My Hypothesis Was Wrong


 So, it turns out, social media always sucks, it just sucks slightly more when it's readily available. Don't get me wrong; social media on phones is a horrible idea that nobody should have approved, but ALSO, algorithmic social media wasn't that great of an idea anyway. I used social media on my laptop through this entire experiment, so I was still getting all the bad mental health effects, I was just getting them at a lower dosage.
 I can't really quit social media entirely because if I'm alone with my thoughts for too long I begin to rapidly go insane. I never learned how to have maladaptive daydreams so this is main way I know how to disassociate. If I recognize that thing in the mirror as being part of myself instead of a discrete entitly I'll scream.
 Online I can be a preposterous nonsense woman instead of having to go through the mechanical rote movements of a life that is fundamentally not my own!


Interesting Findings


So, I know this has been mostly me implying that this did nothing. It did.
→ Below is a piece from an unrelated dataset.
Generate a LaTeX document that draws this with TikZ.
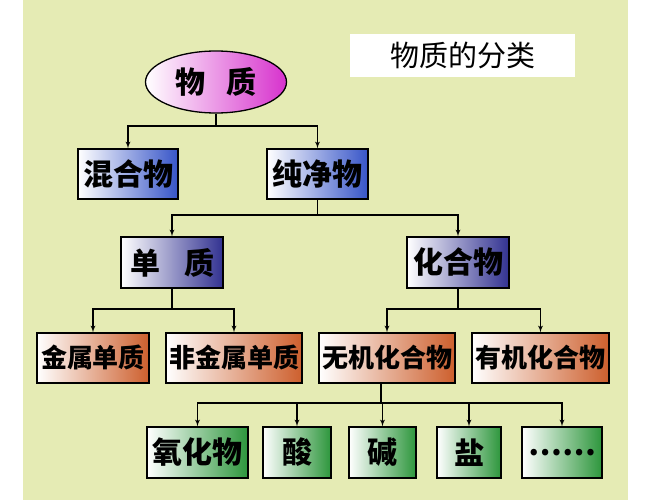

I like reading, and I'm glad I have time to do it, even if I fit it in as filler between classes instead of as it's own thing. But what doesn't fit into this experiment is the other stuff that wasn't social media.
 In the original article I said I would uninstall my browser because I was scared I'd go back to social media through it. Don't do this. Returning to social media is a threat but it's really inconvinent to not be able to look something up on the fly. I love wikipedia too much for uninstalling firefox to be a good trade.
 So, about that disassociation rant earlier. Well, it seems that social media isn't the only way I do that, because I use music for it a LOT. Honestly, even if I chucked my phone, I think just having a CD player would still have me doing this. It's not the phone, it's the content, the phone is just a convinent middleman.


Should You Do This?


 Overall, on a scale from -4 to +4, I rate this a +1. If you think that rating system is confusing, -4 to -1 are negative experiences, 0 means that it's entirely neutral, and +1 to +4 are positive. So it's a positive experience, but a lower end positive experience. Not actually that life-changing, but doing it is better than not doing it. If phones really are an addiction like they say, then people probably get start using it heavily because their life circumstances are bad. I don't think I can fault anyone who has gained a dependence.